Objective
Omit the images. Copy each entry word for word.

(Rows from a dataset of charts and code)
────────

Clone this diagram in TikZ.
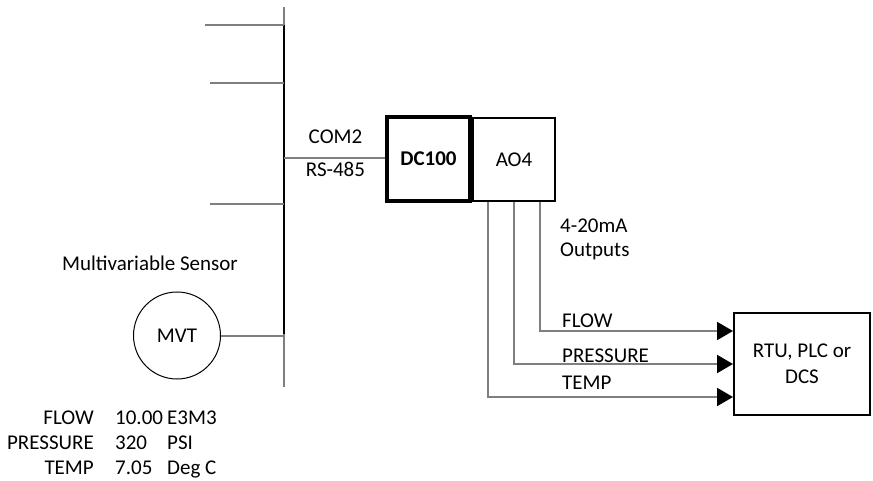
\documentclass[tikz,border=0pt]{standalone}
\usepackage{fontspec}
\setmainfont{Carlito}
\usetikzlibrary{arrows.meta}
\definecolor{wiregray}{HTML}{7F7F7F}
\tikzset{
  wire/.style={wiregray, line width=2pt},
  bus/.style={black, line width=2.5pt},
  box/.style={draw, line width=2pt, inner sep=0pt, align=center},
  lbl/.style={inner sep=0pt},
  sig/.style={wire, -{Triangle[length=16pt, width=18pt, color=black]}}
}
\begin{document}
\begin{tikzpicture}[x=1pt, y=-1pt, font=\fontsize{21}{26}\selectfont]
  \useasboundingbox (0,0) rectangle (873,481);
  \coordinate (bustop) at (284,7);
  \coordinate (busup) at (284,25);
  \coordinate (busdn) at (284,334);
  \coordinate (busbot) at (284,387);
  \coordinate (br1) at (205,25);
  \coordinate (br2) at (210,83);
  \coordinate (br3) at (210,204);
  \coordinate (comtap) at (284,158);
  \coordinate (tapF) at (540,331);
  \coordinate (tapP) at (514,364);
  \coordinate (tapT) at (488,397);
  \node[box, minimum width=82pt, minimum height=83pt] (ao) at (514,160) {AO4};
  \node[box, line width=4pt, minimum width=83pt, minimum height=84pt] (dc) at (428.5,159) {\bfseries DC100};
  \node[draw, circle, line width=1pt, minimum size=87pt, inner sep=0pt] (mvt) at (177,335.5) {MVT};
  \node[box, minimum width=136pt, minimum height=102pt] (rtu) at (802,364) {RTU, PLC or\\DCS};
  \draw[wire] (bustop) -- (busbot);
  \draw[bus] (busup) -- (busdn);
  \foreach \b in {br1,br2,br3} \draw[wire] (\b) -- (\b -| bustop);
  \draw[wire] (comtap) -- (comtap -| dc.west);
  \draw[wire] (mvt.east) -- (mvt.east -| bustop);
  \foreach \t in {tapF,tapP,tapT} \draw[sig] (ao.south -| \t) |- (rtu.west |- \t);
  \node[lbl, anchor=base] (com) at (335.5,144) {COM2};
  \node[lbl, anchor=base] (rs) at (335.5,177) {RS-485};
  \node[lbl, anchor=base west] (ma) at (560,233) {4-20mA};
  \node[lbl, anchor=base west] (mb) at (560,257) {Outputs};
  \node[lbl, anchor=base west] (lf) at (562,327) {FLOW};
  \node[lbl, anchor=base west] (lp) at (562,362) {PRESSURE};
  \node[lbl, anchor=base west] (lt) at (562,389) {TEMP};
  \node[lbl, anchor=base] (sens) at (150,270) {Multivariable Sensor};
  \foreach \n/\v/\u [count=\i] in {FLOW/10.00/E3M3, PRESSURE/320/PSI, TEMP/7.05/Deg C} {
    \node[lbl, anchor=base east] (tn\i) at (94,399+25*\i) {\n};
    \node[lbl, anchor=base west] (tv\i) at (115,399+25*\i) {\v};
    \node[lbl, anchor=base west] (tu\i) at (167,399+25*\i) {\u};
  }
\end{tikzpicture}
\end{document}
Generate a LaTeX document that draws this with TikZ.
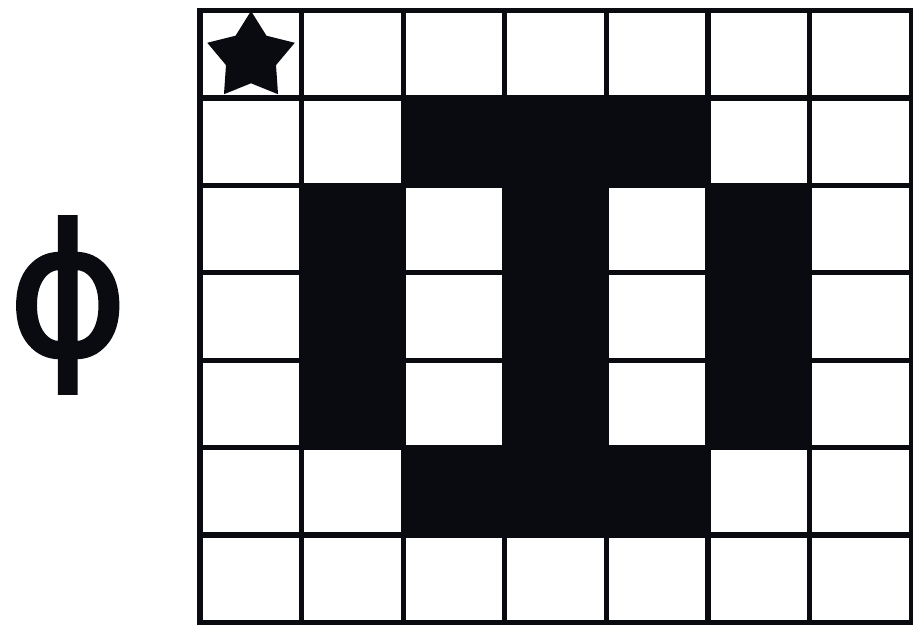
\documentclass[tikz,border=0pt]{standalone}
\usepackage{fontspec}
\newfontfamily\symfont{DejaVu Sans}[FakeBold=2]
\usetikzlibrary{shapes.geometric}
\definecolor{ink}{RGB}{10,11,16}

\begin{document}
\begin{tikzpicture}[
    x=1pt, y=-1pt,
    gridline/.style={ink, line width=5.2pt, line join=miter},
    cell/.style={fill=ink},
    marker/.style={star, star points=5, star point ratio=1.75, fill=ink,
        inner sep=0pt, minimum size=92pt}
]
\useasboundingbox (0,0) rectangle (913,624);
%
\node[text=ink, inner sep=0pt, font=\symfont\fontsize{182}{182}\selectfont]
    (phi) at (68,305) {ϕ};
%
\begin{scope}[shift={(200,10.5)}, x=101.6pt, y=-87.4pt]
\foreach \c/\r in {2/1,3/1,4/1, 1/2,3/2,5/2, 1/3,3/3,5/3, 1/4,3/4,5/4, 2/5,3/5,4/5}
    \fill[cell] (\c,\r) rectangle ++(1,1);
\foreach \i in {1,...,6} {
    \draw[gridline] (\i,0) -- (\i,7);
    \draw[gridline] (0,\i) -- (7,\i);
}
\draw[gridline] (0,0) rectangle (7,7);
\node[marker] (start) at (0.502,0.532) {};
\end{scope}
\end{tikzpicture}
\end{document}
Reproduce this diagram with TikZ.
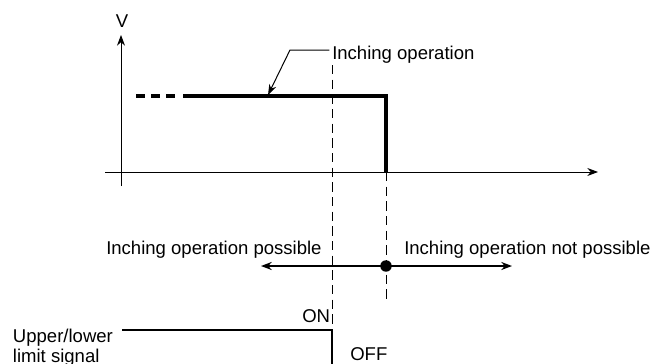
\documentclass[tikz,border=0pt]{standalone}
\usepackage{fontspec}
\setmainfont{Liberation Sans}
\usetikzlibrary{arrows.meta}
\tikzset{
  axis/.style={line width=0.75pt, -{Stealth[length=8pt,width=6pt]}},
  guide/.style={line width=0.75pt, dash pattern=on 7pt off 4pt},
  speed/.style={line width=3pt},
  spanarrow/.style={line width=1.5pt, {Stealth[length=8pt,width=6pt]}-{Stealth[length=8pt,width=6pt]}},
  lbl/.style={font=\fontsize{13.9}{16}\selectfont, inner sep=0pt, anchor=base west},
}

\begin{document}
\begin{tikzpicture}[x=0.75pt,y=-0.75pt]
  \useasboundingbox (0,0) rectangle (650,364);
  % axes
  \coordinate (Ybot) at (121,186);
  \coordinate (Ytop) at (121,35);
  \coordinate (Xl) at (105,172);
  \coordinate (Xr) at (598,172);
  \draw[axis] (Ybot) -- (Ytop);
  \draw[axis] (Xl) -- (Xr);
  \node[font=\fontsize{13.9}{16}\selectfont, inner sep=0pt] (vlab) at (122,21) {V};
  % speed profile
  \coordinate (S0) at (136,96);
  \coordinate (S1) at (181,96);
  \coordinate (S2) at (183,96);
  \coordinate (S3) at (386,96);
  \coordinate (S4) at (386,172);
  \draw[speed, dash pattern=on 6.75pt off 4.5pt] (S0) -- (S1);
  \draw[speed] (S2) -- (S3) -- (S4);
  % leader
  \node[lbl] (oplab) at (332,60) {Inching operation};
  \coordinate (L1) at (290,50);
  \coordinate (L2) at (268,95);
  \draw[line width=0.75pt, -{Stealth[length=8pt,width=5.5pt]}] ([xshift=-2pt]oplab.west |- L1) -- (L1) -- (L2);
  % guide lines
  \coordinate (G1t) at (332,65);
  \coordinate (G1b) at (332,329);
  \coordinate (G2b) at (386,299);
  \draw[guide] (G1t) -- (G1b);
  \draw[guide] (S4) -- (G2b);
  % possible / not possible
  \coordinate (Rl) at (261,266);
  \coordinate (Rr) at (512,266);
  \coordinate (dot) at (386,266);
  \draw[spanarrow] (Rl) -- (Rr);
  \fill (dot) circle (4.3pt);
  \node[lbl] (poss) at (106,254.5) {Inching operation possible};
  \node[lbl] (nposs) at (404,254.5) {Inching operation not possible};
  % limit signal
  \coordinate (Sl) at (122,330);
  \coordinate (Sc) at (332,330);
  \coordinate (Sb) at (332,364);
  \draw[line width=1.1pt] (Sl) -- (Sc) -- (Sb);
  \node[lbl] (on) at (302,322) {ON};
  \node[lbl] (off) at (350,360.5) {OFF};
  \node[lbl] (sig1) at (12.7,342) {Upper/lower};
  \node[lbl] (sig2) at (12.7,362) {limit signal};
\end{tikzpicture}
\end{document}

────────

Solution to this problem
Clone this diagram in TikZ.
\documentclass[tikz,border=0pt]{standalone}
\usepackage{fontspec}
\setmainfont{Carlito}
\usetikzlibrary{arrows.meta}
\definecolor{wiregray}{HTML}{7F7F7F}
\tikzset{
  wire/.style={wiregray, line width=2pt},
  bus/.style={black, line width=2.5pt},
  box/.style={draw, line width=2pt, inner sep=0pt, align=center},
  lbl/.style={inner sep=0pt},
  sig/.style={wire, -{Triangle[length=16pt, width=18pt, color=black]}}
}
\begin{document}
\begin{tikzpicture}[x=1pt, y=-1pt, font=\fontsize{21}{26}\selectfont]
  \useasboundingbox (0,0) rectangle (873,481);
  \coordinate (bustop) at (284,7);
  \coordinate (busup) at (284,25);
  \coordinate (busdn) at (284,334);
  \coordinate (busbot) at (284,387);
  \coordinate (br1) at (205,25);
  \coordinate (br2) at (210,83);
  \coordinate (br3) at (210,204);
  \coordinate (comtap) at (284,158);
  \coordinate (tapF) at (540,331);
  \coordinate (tapP) at (514,364);
  \coordinate (tapT) at (488,397);
  \node[box, minimum width=82pt, minimum height=83pt] (ao) at (514,160) {AO4};
  \node[box, line width=4pt, minimum width=83pt, minimum height=84pt] (dc) at (428.5,159) {\bfseries DC100};
  \node[draw, circle, line width=1pt, minimum size=87pt, inner sep=0pt] (mvt) at (177,335.5) {MVT};
  \node[box, minimum width=136pt, minimum height=102pt] (rtu) at (802,364) {RTU, PLC or\\DCS};
  \draw[wire] (bustop) -- (busbot);
  \draw[bus] (busup) -- (busdn);
  \foreach \b in {br1,br2,br3} \draw[wire] (\b) -- (\b -| bustop);
  \draw[wire] (comtap) -- (comtap -| dc.west);
  \draw[wire] (mvt.east) -- (mvt.east -| bustop);
  \foreach \t in {tapF,tapP,tapT} \draw[sig] (ao.south -| \t) |- (rtu.west |- \t);
  \node[lbl, anchor=base] (com) at (335.5,144) {COM2};
  \node[lbl, anchor=base] (rs) at (335.5,177) {RS-485};
  \node[lbl, anchor=base west] (ma) at (560,233) {4-20mA};
  \node[lbl, anchor=base west] (mb) at (560,257) {Outputs};
  \node[lbl, anchor=base west] (lf) at (562,327) {FLOW};
  \node[lbl, anchor=base west] (lp) at (562,362) {PRESSURE};
  \node[lbl, anchor=base west] (lt) at (562,389) {TEMP};
  \node[lbl, anchor=base] (sens) at (150,270) {Multivariable Sensor};
  \foreach \n/\v/\u [count=\i] in {FLOW/10.00/E3M3, PRESSURE/320/PSI, TEMP/7.05/Deg C} {
    \node[lbl, anchor=base east] (tn\i) at (94,399+25*\i) {\n};
    \node[lbl, anchor=base west] (tv\i) at (115,399+25*\i) {\v};
    \node[lbl, anchor=base west] (tu\i) at (167,399+25*\i) {\u};
  }
\end{tikzpicture}
\end{document}
Generate a LaTeX document that draws this with TikZ.
\documentclass[tikz,border=0pt]{standalone}
\usepackage{fontspec}
\newfontfamily\symfont{DejaVu Sans}[FakeBold=2]
\usetikzlibrary{shapes.geometric}
\definecolor{ink}{RGB}{10,11,16}

\begin{document}
\begin{tikzpicture}[
    x=1pt, y=-1pt,
    gridline/.style={ink, line width=5.2pt, line join=miter},
    cell/.style={fill=ink},
    marker/.style={star, star points=5, star point ratio=1.75, fill=ink,
        inner sep=0pt, minimum size=92pt}
]
\useasboundingbox (0,0) rectangle (913,624);
%
\node[text=ink, inner sep=0pt, font=\symfont\fontsize{182}{182}\selectfont]
    (phi) at (68,305) {ϕ};
%
\begin{scope}[shift={(200,10.5)}, x=101.6pt, y=-87.4pt]
\foreach \c/\r in {2/1,3/1,4/1, 1/2,3/2,5/2, 1/3,3/3,5/3, 1/4,3/4,5/4, 2/5,3/5,4/5}
    \fill[cell] (\c,\r) rectangle ++(1,1);
\foreach \i in {1,...,6} {
    \draw[gridline] (\i,0) -- (\i,7);
    \draw[gridline] (0,\i) -- (7,\i);
}
\draw[gridline] (0,0) rectangle (7,7);
\node[marker] (start) at (0.502,0.532) {};
\end{scope}
\end{tikzpicture}
\end{document}
Reproduce this diagram with TikZ.
\documentclass[tikz,border=0pt]{standalone}
\usepackage{fontspec}
\setmainfont{Liberation Sans}
\usetikzlibrary{arrows.meta}
\tikzset{
  axis/.style={line width=0.75pt, -{Stealth[length=8pt,width=6pt]}},
  guide/.style={line width=0.75pt, dash pattern=on 7pt off 4pt},
  speed/.style={line width=3pt},
  spanarrow/.style={line width=1.5pt, {Stealth[length=8pt,width=6pt]}-{Stealth[length=8pt,width=6pt]}},
  lbl/.style={font=\fontsize{13.9}{16}\selectfont, inner sep=0pt, anchor=base west},
}

\begin{document}
\begin{tikzpicture}[x=0.75pt,y=-0.75pt]
  \useasboundingbox (0,0) rectangle (650,364);
  % axes
  \coordinate (Ybot) at (121,186);
  \coordinate (Ytop) at (121,35);
  \coordinate (Xl) at (105,172);
  \coordinate (Xr) at (598,172);
  \draw[axis] (Ybot) -- (Ytop);
  \draw[axis] (Xl) -- (Xr);
  \node[font=\fontsize{13.9}{16}\selectfont, inner sep=0pt] (vlab) at (122,21) {V};
  % speed profile
  \coordinate (S0) at (136,96);
  \coordinate (S1) at (181,96);
  \coordinate (S2) at (183,96);
  \coordinate (S3) at (386,96);
  \coordinate (S4) at (386,172);
  \draw[speed, dash pattern=on 6.75pt off 4.5pt] (S0) -- (S1);
  \draw[speed] (S2) -- (S3) -- (S4);
  % leader
  \node[lbl] (oplab) at (332,60) {Inching operation};
  \coordinate (L1) at (290,50);
  \coordinate (L2) at (268,95);
  \draw[line width=0.75pt, -{Stealth[length=8pt,width=5.5pt]}] ([xshift=-2pt]oplab.west |- L1) -- (L1) -- (L2);
  % guide lines
  \coordinate (G1t) at (332,65);
  \coordinate (G1b) at (332,329);
  \coordinate (G2b) at (386,299);
  \draw[guide] (G1t) -- (G1b);
  \draw[guide] (S4) -- (G2b);
  % possible / not possible
  \coordinate (Rl) at (261,266);
  \coordinate (Rr) at (512,266);
  \coordinate (dot) at (386,266);
  \draw[spanarrow] (Rl) -- (Rr);
  \fill (dot) circle (4.3pt);
  \node[lbl] (poss) at (106,254.5) {Inching operation possible};
  \node[lbl] (nposs) at (404,254.5) {Inching operation not possible};
  % limit signal
  \coordinate (Sl) at (122,330);
  \coordinate (Sc) at (332,330);
  \coordinate (Sb) at (332,364);
  \draw[line width=1.1pt] (Sl) -- (Sc) -- (Sb);
  \node[lbl] (on) at (302,322) {ON};
  \node[lbl] (off) at (350,360.5) {OFF};
  \node[lbl] (sig1) at (12.7,342) {Upper/lower};
  \node[lbl] (sig2) at (12.7,362) {limit signal};
\end{tikzpicture}
\end{document}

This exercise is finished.